The IRS has backtracked on plans to require that taxpayers submit selfie videos as verification to access tax accounts and services online. The tremendous backlash prompted the agency to abandon its controversial plans. Speaking out works!

Update

This week, the IRS backed off. In an announcement it stated:

The IRS announced it will transition away from using a third-party service for facial recognition to help authenticate people creating new online accounts. The transition will occur over the coming weeks in order to prevent larger disruptions to taxpayers during the filing season.

During the transition, the IRS will quickly develop and bring online an additional authentication process that does not involve facial recognition. The IRS will also continue to work with its cross-government partners to develop authentication methods that protect taxpayer data and ensure broad access to online tools.

This is good news.

Backstory

As I wrote last week, the IRS is combatting fraud by beefing up verification with facial-recognition technology: 

Late last year, the IRS announced that it would expand the number of services that would require a new type of digital verification. Instead of developing an in-house tool, the IRS outsourced verification to a private company, ID.me “to ensure that taxpayer information is only provided to the person who has a legal right to the data.”

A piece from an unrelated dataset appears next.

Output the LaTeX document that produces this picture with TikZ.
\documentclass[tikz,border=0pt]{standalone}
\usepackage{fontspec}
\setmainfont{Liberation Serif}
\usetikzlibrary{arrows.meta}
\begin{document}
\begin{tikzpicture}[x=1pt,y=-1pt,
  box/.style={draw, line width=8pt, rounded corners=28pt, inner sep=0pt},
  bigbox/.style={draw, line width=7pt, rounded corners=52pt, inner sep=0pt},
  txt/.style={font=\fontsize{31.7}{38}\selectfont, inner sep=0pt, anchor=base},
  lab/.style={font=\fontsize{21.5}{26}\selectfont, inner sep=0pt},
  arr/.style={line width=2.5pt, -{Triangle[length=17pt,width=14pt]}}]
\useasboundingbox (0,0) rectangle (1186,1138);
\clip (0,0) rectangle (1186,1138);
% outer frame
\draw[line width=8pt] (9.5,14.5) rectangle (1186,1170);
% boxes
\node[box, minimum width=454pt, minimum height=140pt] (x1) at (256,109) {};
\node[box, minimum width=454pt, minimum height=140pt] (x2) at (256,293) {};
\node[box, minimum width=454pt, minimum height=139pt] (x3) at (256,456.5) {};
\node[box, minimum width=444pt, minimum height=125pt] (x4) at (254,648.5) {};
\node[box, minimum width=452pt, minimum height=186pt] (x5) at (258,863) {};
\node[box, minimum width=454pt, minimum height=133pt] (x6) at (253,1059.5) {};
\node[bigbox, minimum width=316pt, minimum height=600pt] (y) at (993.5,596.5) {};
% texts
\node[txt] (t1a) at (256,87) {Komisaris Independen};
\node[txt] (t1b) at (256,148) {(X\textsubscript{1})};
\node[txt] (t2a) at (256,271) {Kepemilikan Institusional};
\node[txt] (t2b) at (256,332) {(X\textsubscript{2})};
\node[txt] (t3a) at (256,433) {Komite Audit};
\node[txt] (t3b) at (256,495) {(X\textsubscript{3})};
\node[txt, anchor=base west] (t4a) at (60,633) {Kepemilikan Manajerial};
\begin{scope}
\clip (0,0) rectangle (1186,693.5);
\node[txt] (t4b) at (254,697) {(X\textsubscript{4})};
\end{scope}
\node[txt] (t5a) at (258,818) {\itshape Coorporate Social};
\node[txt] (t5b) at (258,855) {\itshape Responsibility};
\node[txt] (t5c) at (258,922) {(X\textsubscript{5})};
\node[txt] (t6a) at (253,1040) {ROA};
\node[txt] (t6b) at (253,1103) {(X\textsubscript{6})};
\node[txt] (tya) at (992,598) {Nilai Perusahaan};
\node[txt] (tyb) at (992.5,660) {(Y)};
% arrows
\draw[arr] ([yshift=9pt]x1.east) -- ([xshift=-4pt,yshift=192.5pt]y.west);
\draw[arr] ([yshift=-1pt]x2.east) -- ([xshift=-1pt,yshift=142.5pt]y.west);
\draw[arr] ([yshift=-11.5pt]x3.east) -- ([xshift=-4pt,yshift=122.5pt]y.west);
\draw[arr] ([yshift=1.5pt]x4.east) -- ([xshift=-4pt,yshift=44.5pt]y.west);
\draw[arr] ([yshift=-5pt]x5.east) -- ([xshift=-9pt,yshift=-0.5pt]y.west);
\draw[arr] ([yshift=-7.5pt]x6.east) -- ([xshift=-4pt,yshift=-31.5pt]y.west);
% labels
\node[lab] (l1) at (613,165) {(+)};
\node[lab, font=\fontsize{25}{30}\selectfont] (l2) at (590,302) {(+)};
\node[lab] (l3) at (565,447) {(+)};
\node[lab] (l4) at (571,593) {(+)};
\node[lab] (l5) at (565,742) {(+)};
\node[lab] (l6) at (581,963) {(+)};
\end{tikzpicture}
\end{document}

Taxpayers are currently asked to create an ID.me account, but they can still access online services with previous IRS credentials. However, by this summer–no date announced–everyone will have to transition to ID.me sign-in.

To verify their identity with ID.me, taxpayers will have to provide a photo ID such as a driver’s license, state ID, or passport AND a selfie taken with a smartphone or computer webcam.

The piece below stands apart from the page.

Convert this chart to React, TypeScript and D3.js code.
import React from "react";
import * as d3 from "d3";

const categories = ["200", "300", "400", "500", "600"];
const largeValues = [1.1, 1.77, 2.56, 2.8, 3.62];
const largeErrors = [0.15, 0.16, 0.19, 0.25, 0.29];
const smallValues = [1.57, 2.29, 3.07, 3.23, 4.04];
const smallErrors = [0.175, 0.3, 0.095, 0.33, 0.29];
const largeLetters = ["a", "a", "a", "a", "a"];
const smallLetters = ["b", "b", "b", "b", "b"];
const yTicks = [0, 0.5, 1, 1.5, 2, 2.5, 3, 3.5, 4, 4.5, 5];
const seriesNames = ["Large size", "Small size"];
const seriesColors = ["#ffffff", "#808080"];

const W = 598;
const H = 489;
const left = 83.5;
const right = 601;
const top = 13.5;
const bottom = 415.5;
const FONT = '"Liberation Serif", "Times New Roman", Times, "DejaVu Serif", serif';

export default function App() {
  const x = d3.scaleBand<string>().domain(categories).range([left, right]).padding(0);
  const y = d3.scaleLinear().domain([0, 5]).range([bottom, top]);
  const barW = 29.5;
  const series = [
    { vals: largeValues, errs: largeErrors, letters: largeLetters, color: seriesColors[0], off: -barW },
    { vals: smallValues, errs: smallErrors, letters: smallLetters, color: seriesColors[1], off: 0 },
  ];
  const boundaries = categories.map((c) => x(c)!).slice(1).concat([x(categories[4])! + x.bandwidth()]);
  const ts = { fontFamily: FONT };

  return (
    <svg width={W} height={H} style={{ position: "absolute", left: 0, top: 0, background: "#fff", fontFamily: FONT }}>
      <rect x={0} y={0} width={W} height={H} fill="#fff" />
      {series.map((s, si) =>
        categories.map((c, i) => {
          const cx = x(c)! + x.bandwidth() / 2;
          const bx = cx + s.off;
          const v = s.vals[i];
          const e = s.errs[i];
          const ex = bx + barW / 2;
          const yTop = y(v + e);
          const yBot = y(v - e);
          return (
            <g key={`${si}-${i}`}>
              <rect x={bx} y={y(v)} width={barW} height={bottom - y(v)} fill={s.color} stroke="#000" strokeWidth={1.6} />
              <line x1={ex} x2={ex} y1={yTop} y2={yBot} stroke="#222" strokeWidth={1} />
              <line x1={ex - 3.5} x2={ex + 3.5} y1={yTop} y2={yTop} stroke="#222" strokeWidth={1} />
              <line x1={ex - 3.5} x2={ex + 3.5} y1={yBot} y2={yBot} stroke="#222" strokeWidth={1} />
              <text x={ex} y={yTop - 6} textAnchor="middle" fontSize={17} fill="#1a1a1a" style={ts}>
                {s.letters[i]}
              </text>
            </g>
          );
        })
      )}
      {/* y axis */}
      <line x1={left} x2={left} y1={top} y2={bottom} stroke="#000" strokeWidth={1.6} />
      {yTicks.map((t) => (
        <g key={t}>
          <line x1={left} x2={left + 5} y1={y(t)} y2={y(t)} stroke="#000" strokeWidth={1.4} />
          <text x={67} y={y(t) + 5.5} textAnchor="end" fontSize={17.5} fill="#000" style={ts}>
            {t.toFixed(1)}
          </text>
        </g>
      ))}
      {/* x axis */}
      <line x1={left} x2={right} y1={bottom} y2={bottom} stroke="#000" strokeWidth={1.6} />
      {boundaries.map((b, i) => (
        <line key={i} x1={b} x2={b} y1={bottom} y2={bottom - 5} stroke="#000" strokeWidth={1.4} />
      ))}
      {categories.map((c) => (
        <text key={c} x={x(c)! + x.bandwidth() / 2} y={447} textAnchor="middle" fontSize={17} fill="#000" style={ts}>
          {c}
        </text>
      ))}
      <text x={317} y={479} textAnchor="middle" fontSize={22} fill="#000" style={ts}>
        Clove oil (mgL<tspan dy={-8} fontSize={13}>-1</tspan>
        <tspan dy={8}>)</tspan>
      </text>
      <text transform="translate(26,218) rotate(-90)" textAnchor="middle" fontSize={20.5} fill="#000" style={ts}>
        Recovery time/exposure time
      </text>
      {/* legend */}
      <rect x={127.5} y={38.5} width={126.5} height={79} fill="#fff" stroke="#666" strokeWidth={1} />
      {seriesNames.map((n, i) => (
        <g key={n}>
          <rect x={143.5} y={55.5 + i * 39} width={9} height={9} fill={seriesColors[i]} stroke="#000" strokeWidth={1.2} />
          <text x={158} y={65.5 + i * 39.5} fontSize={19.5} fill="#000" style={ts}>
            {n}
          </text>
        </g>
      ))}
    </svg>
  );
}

The backlash has been bipartisan, widespread, and vociferous.

Policymakers, experts, and laypeople pushed back for various reasons including privacy, security, and tech glitches and failures.

A group of Republicans sent a letter to the IRS Commissioner Chuck Rettig pointing out concerns: 

The decision millions of Americans are forced to make is to pay the toll of giving up their most personal information, biometric data, to an outside contractor or return to the era of a paper-driven bureaucracy where information moves slow, is inaccurate, and some would say is processed in ways incompatible with contemporary life.

A group of House Democrats pointed out that putting sensitive data into a biometric database makes this third-party’s treasure trove of data “a prime target for cyberattacks.”

Bottom line

Taxpayers who haven’t sent off their selfie videos can breathe a sigh of relief.

Older and vulnerable Americans, who are not technologically adept or who do not have access to the technology needed to comply with this requirement, can breathe a sigh of relief.

Citizens worried about a third party handling their extremely-sensitive personal information can also breathe a sigh of relief.

Data security should be of the utmost importance to the IRS, but it’s time to go back to the drawing board on how to do so.